Phil Collins’ respect for David Crosby was real, and Collins repaid the favor many times over. In 1993, Phil Collins co-wrote, produced, and sang on David Crosby’s single “Hero.” That song made it to #44 on the Hot 100 — the highest that Crosby ever went as a solo artist. More importantly, Collins famously paid for Crosby’s 1994 liver transplant, so maybe we have Phil Collins to thank for the last 29 years of David Crosby’s life.

8. PRODUCING SONG TO A SEAGULL

In 1967, Joni Mitchell had written a few songs that were hits for artists like Judy Collins, but she’d never made a record of her own. When she signed with Reprise, part of the deal was that the label assigned her David Crosby as a producer. Crosby has since said that he had no idea what he was doing. He didn’t even know how the microphones should be set up in the room, so Mitchell’s debut album Song To A Seagull has weird tape hiss and reverberating bass sounds throughout.

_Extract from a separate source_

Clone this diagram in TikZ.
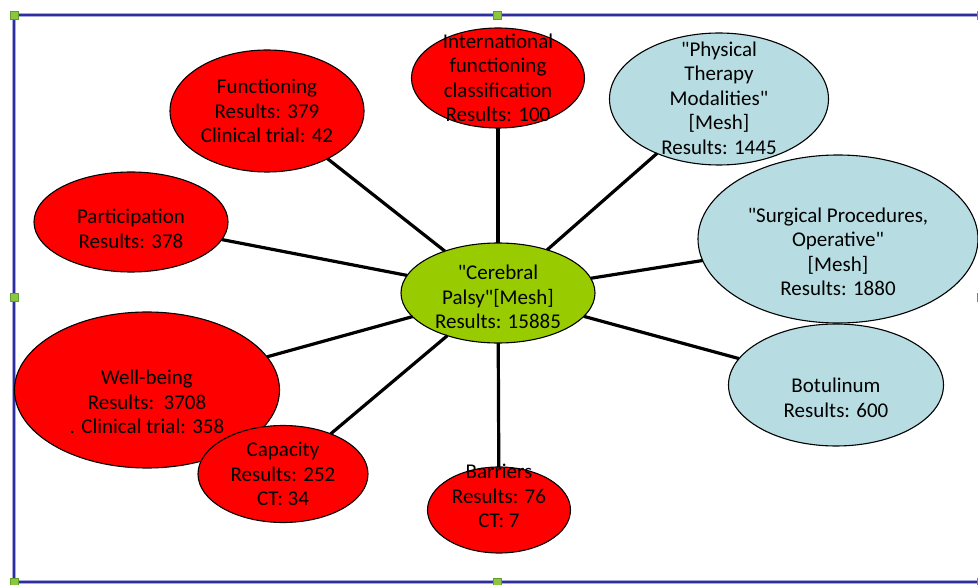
\documentclass[tikz,border=0pt]{standalone}
\usepackage{fontspec}
\setmainfont{Carlito}[Ligatures=TeXOff]
\usetikzlibrary{shapes.geometric}
\definecolor{cpred}{HTML}{FF0000}
\definecolor{cpblue}{HTML}{B7DDE3}
\definecolor{cpgreen}{HTML}{99CC00}
\definecolor{framebl}{HTML}{2E2E9E}
\definecolor{framehalo}{HTML}{A8A8DC}
\definecolor{handlegr}{HTML}{8CC63F}
\definecolor{handleedge}{HTML}{5E9E2C}
\begin{document}
\begin{tikzpicture}[x=1pt,y=-1pt,
  bubble/.style={ellipse,draw=black,line width=1.1pt,inner sep=0pt,outer sep=0pt},
  redb/.style={bubble,fill=cpred},
  blueb/.style={bubble,fill=cpblue},
  greenb/.style={bubble,fill=cpgreen},
  lbl/.style={align=center,font=\fontsize{21}{24.5}\selectfont,text=black,inner sep=0pt},
  link/.style={line width=3.2pt,black},
  handle/.style={fill=handlegr,draw=handleedge,line width=0.8pt}]
\useasboundingbox (0,0) rectangle (978,585);
% frame
\draw[framehalo,line width=3.4pt] (14,15) rectangle (981,582);
\draw[framebl,line width=1.6pt] (14,15) rectangle (981,582);
\foreach \hx/\hy in {14/15,497/15,981/15,14/297,981/297,14/582,497/582,981/582}
  \filldraw[handle] (\hx-4,\hy-4) rectangle (\hx+4,\hy+4);
% ellipses
\node[greenb,minimum width=194pt,minimum height=100pt] (cp) at (498,293) {};
\node[redb,minimum width=173pt,minimum height=100pt] (icf) at (498,78) {};
\node[redb,minimum width=194pt,minimum height=122pt] (fun) at (267,111) {};
\node[redb,minimum width=194pt,minimum height=100pt] (par) at (131,222) {};
\node[redb,minimum width=265pt,minimum height=156pt] (well) at (147,390) {};
\node[redb,minimum width=170pt,minimum height=97pt] (cap) at (283,474) {};
\node[redb,minimum width=143pt,minimum height=86pt] (bar) at (499,510) {};
\node[blueb,minimum width=280pt,minimum height=168pt] (sur) at (838,239) {};
\node[blueb,minimum width=219pt,minimum height=132pt] (phy) at (719,99) {};
\node[blueb,minimum width=215pt,minimum height=122pt] (bot) at (836,385) {};
% connectors
\draw[link] (cp) -- (icf);
\draw[link] (cp) -- (fun);
\draw[link] (cp) -- (par);
\draw[link] (cp) -- (well);
\draw[link] (cp) -- (cap);
\draw[link] (cp) -- (bar);
\draw[link] (cp) -- (phy);
\draw[link] (cp) -- (sur);
\draw[link] (cp) -- (bot);
% texts
\node[lbl] (tcp) at (498,297) {"Cerebral\\Palsy"[Mesh]\\Results: 15885};
\node[lbl] (ticf) at (498,78) {International\\functioning\\classification\\Results: 100};
\node[lbl] (tfun) at (267,111) {Functioning\\Results: 379\\Clinical trial: 42};
\node[lbl] (tpar) at (131,229) {Participation\\Results: 378};
\node[lbl] (twell) at (147,402) {Well-being\\Results:\ \ 3708\\. Clinical trial: 358};
\node[lbl] (tcap) at (283,474) {Capacity\\Results: 252\\CT: 34};
\node[lbl] (tbar) at (499,496) {Barriers\\Results: 76\\CT: 7};
\node[lbl] (tphy) at (719,98) {"Physical\\Therapy\\Modalities"\\{[Mesh]}\\Results: 1445};
\node[lbl] (tsur) at (838,252) {"Surgical Procedures,\\Operative"\\{[Mesh]}\\Results: 1880};
\node[lbl] (tbot) at (836,398) {Botulinum\\Results: 600};
\end{tikzpicture}
\end{document}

With 56 years of hindsight, though, I like the way Song To A Seagull sounds. At this point, we’ve had decades of people going intentionally lo-fi, and so the slightly off-kilter intimacy of that Joni Mitchell record casts its own type of spell. It seems to exist out of time in a slightly intoxicating way. Sometimes, you make good shit by accident. Maybe that’s what Mitchell and Crosby did here.

9. THE OCCUPY WALL STREET PERFORMANCE

As a political movement, Occupy Wall Street was beautiful and frustrating and idealistic and unrealistic. Its aesthetics were powerful, and its goals were nebulous. This must’ve all looked pretty familiar to David Crosby. Plenty of famous people stopped by Zuccotti Park in the fall of 2011, and some of them had mysterious intentions. (What, for instance, was Kanye West doing there?) But when David Crosby and Graham Nash came through to lead an acoustic no-microphones singalong, it still made for a moving image.